Teeny, tiny flowers are potent symbols
By Michael Leach
Small packages can contain fabulous wealth. Consider the simple cube. Hardly bigger than two plump thumbs, it opens to reveal a glittering diamond and emerald ring that sits like an imperial crown upon a velvet pad.
So it is with some of the smallest bulbs in my garden, snowdrops and snow crocus. Their tiny flowers generate excitement on a scale far beyond their size not to mention an early meal for pollinators. Those teeny, tiny blooms are powerful signs of better things ahead.
These diminutive flowers are especially potent this winter, which arrived early with a nastier attitude than usual. It’s taken itself far too seriously in my opinion. Fortunately a thaw in late February turned into a few days of late-May weather, prompting those precious little flowers to pop open.

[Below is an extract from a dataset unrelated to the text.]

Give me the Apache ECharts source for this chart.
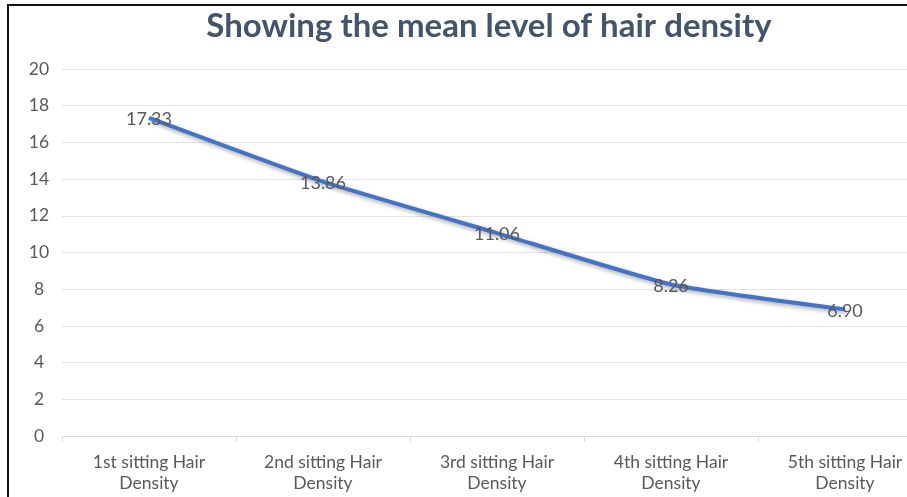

The mild weather also pushed the two big silver maples in the back yard to get into the act. Their flowers are even smaller thanthe bulbs’ but their masses of swelling buds create a pastel yellow aura around one tree and burgundy the other. Unfortunately their beauty appears too far over head to appreciate the flowers.
Because wee blooms are lost in a vast scene, legions of them are needed for a visual statement in a expansive landscape, such as mine. Those trees produce their own show. Bulbs require my effort.
My token blossoms always inspire visions of lavender and yellow swaths of snow crocus, white drifts of snowdrops and golden rivers of countless daffodils for next spring.
What will probably happen is a repeat of the disappointment of many past springs. The reality of bulb planting season is fatigue, hard soil and sprawling plants that I tangle with while digging holes. The garden season always seems to require too many weedings, waterings and plantings. Near exhaustion, not enthusiasm results. Instead of the thousands or even hundreds to bring alive these visions of spring glory, only a few bags of various bulbs are purchased and planted.
Knowing such fantasies are unlikely to take root, a practical thought comes to mind. A few dozen tiny bulbs would suffice to greatly enliven the portion of the perennial border nearest the sunporch windows. Why not order from one of those clever bulb companies? Their catalogs, spiced with early bird specials, arrive during the heyday of spring bulb season. Instead of a token few, I could buy enough to create a modest statement. Because the bulbs will bepaid for months ahead, my frugal nature will insist that there be no waste of money. This will generate sufficient energy to dig the required holes.
Perhaps this is the year. But for now, I must go out and gaze at the wee wonders who seem to whisper, “Winter’s done for.”